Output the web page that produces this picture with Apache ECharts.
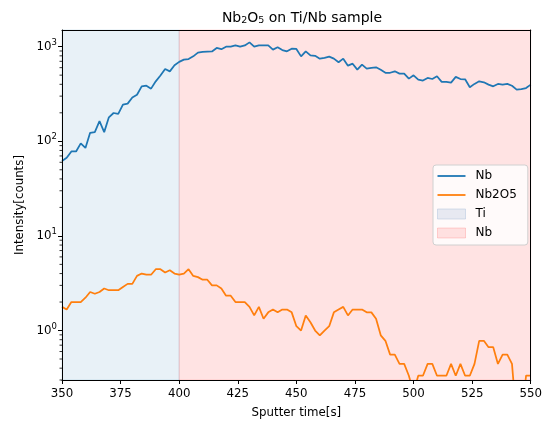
<!DOCTYPE html>
<html>
<head>
<meta charset="utf-8">
<script src="https://cdn.jsdelivr.net/npm/echarts@6/dist/echarts.min.js"></script>
<style>html,body{margin:0;padding:0;background:#fff}#c{width:545px;height:425px}</style>
</head>
<body>
<div id="c"></div>
<script>
// Sputter time [s]
const times = [];
for (let t = 350; t <= 550; t += 2) times.push(t);

// Nb intensity (counts)
const nbValues = [
  62, 67, 78, 78, 95, 85, 123, 125, 163, 125,
  179, 199, 195, 244, 250, 290, 310, 380, 387, 360,
  430, 495, 580, 548, 635, 690, 729, 740, 790, 864,
  880, 885, 890, 969, 940, 1000, 1000, 1030, 1000, 1030,
  1110, 1000, 1030, 1030, 1030, 930, 985, 920, 892, 953,
  945, 790, 892, 810, 800, 747, 760, 785, 747, 684,
  747, 630, 661, 572, 646, 586, 596, 605, 570, 530,
  530, 549, 519, 519, 459, 498, 448, 438, 467, 455,
  486, 424, 424, 417, 479, 455, 452, 373, 404, 430,
  420, 397, 381, 404, 397, 404, 386, 352, 355, 365,
  397
];

// Nb2O5 intensity (counts)
const nb2o5Values = [
  1.778, 1.667, 2.0, 2.0, 2.0, 2.222, 2.556, 2.444, 2.556, 2.778,
  2.667, 2.667, 2.667, 2.889, 3.111, 3.111, 3.778, 4.0, 3.889, 3.889,
  4.444, 4.444, 4.111, 4.333, 4.0, 3.889, 4.0, 4.444, 3.778, 3.667,
  3.444, 3.444, 3.0, 3.0, 2.778, 2.333, 2.333, 2.0, 2.0, 2.0,
  1.778, 1.444, 1.778, 1.333, 1.556, 1.667, 1.556, 1.667, 1.667, 1.556,
  1.111, 1.0, 1.444, 1.222, 1.0, 0.889, 1.0, 1.111, 1.556, 1.667,
  1.778, 1.444, 1.667, 1.667, 1.667, 1.556, 1.556, 1.333, 0.889, 0.778,
  0.556, 0.556, 0.444, 0.444, 0.333, 0.222, 0.333, 0.333, 0.444, 0.444,
  0.333, 0.333, 0.333, 0.444, 0.333, 0.444, 0.333, 0.333, 0.444, 0.778,
  0.778, 0.667, 0.667, 0.444, 0.556, 0.556, 0.444, 0.111, 0.111, 0.333,
  0.333
];

// Shaded substrate regions [start, end]
const tiRegion = [350, 400];
const nbRegion = [400, 550];

// Axis ticks
const xTicks = [350, 375, 400, 425, 450, 475, 500, 525, 550];
const yMinorTicks = [0.3, 0.4, 0.5, 0.6, 0.7, 0.8, 0.9,
  2, 3, 4, 5, 6, 7, 8, 9, 20, 30, 40, 50, 60, 70, 80, 90,
  200, 300, 400, 500, 600, 700, 800, 900];

const FONT = 'DejaVu Sans';
const chart = echarts.init(document.getElementById('c'), null, {renderer: 'canvas'});

const pair = (xs, ys) => xs.map((x, i) => [x, ys[i]]);
const LINE_ICON = 'path://M0,0L28,0L28,1.8L0,1.8Z';

const option = {
  animation: false,
  backgroundColor: '#fff',
  textStyle: {fontFamily: FONT},
  title: {
    text: 'Nb{sub|2}O{sub|5} on Ti/Nb sample',
    left: 297, top: 5, textAlign: 'center',
    textStyle: {
      fontFamily: FONT, fontSize: 14, fontWeight: 'normal', color: '#000',
      rich: {sub: {fontFamily: FONT, fontSize: 9.5, color: '#000', padding: [6, 0, 0, 0]}}
    }
  },
  grid: {left: 62, right: 13, top: 30, bottom: 45},
  legend: {
    orient: 'vertical', left: 433, top: 165,
    padding: [5, 11, 6, 4], itemGap: 7,
    itemWidth: 28, itemHeight: 10, symbolKeepAspect: true,
    backgroundColor: 'rgba(255,255,255,0.8)', borderColor: '#d0d0d0', borderWidth: 1, borderRadius: 3,
    textStyle: {fontFamily: FONT, fontSize: 12, color: '#000', padding: [0, 0, 0, 5]},
    data: [
      {name: 'Nb', icon: LINE_ICON, itemStyle: {color: '#1f77b4'}},
      {name: 'Nb2O5', icon: LINE_ICON, itemStyle: {color: '#ff7f0e'}},
      {name: 'Ti', icon: 'rect', itemStyle: {color: 'rgba(176,196,222,0.3)', borderColor: 'rgba(176,196,222,0.5)', borderWidth: 1}},
      {name: 'Nb ', icon: 'rect', itemStyle: {color: 'rgba(255,0,0,0.1)', borderColor: 'rgba(255,0,0,0.15)', borderWidth: 1}}
    ]
  },
  xAxis: [{
    type: 'value', min: 350, max: 550, interval: 25, z: 10,
    name: 'Sputter time[s]', nameLocation: 'middle', nameGap: 27,
    nameTextStyle: {fontFamily: FONT, fontSize: 11.8, color: '#000'},
    axisLine: {lineStyle: {color: '#000', width: 1}},
    axisTick: {length: 4, lineStyle: {color: '#000'}},
    axisLabel: {fontFamily: FONT, fontSize: 11.8, color: '#000', margin: 8,
      formatter: v => xTicks.includes(v) ? String(v) : ''},
    splitLine: {show: false}
  }, {
    type: 'value', position: 'top', min: 350, max: 550, z: 10,
    axisLine: {onZero: false, lineStyle: {color: '#000', width: 1}},
    axisTick: {show: false}, axisLabel: {show: false}, splitLine: {show: false}
  }],
  yAxis: [{
    type: 'log', logBase: 10, min: 0.3, max: 1500, z: 10,
    name: 'Intensity[counts]', nameLocation: 'middle', nameGap: 36,
    nameTextStyle: {fontFamily: FONT, fontSize: 11.8, color: '#000'},
    axisLine: {show: true, lineStyle: {color: '#000', width: 1}},
    axisTick: {length: 4, lineStyle: {color: '#000'}},
    axisLabel: {
      fontFamily: FONT, fontSize: 11.8, color: '#000', margin: 5,
      showMinLabel: false, showMaxLabel: false,
      formatter: v => {
        const e = Math.log10(v);
        if (Math.abs(e - Math.round(e)) > 1e-6) return '';
        return '10{sup|' + Math.round(e) + '}';
      },
      rich: {sup: {fontFamily: FONT, fontSize: 8.5, color: '#000', padding: [0, 0, 8, 0]}}
    },
    splitLine: {show: false}
  }, {
    type: 'value', position: 'right', min: 0, max: 1, z: 10,
    axisLine: {show: true, onZero: false, lineStyle: {color: '#000', width: 1}},
    axisTick: {show: false}, axisLabel: {show: false}, splitLine: {show: false}
  }],
  series: [
    {
      name: 'Ti', type: 'line', data: [], silent: true, color: 'rgba(176,196,222,0.3)',
      markArea: {silent: true, itemStyle: {color: 'rgba(31,119,180,0.1)', borderColor: 'rgba(31,119,180,0.15)', borderWidth: 1},
        data: [[{xAxis: tiRegion[0]}, {xAxis: tiRegion[1]}]]}
    },
    {
      name: 'Nb ', type: 'line', data: [], silent: true, color: 'rgba(255,0,0,0.1)',
      markArea: {silent: true, itemStyle: {color: 'rgba(255,0,0,0.11)', borderColor: 'rgba(255,0,0,0.13)', borderWidth: 1},
        data: [[{xAxis: nbRegion[0]}, {xAxis: nbRegion[1]}]]}
    },
    {
      name: 'Nb', type: 'line', data: pair(times, nbValues), color: '#1f77b4',
      symbol: 'none', showSymbol: false, lineStyle: {width: 1.75}, clip: true, z: 5
    },
    {
      name: 'Nb2O5', type: 'line', data: pair(times, nb2o5Values), color: '#ff7f0e',
      symbol: 'none', showSymbol: false, lineStyle: {width: 1.75}, clip: true, z: 5
    },
    {
      name: 'minorTicks', type: 'custom', silent: true, clip: false, z: 10,
      data: yMinorTicks.map(v => [350, v]),
      encode: {x: 0, y: 1},
      renderItem: (params, api) => {
        const p = api.coord([api.value(0), api.value(1)]);
        return {type: 'line', shape: {x1: p[0] - 2.5, y1: p[1], x2: p[0], y2: p[1]},
          style: {stroke: '#000', lineWidth: 0.8}};
      }
    }
  ]
};
chart.setOption(option);
</script>
</body>
</html>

▶ _Exercise instructions_: Starting at the top of the listing above, reproduce each line up to and including the one with "for (let t = 350;"; omit the pictures.

▶ _Result_:
Output the web page that produces this picture with Apache ECharts.
<!DOCTYPE html>
<html>
<head>
<meta charset="utf-8">
<script src="https://cdn.jsdelivr.net/npm/echarts@6/dist/echarts.min.js"></script>
<style>html,body{margin:0;padding:0;background:#fff}#c{width:545px;height:425px}</style>
</head>
<body>
<div id="c"></div>
<script>
// Sputter time [s]
const times = [];
for (let t = 350; t <= 550; t += 2) times.push(t);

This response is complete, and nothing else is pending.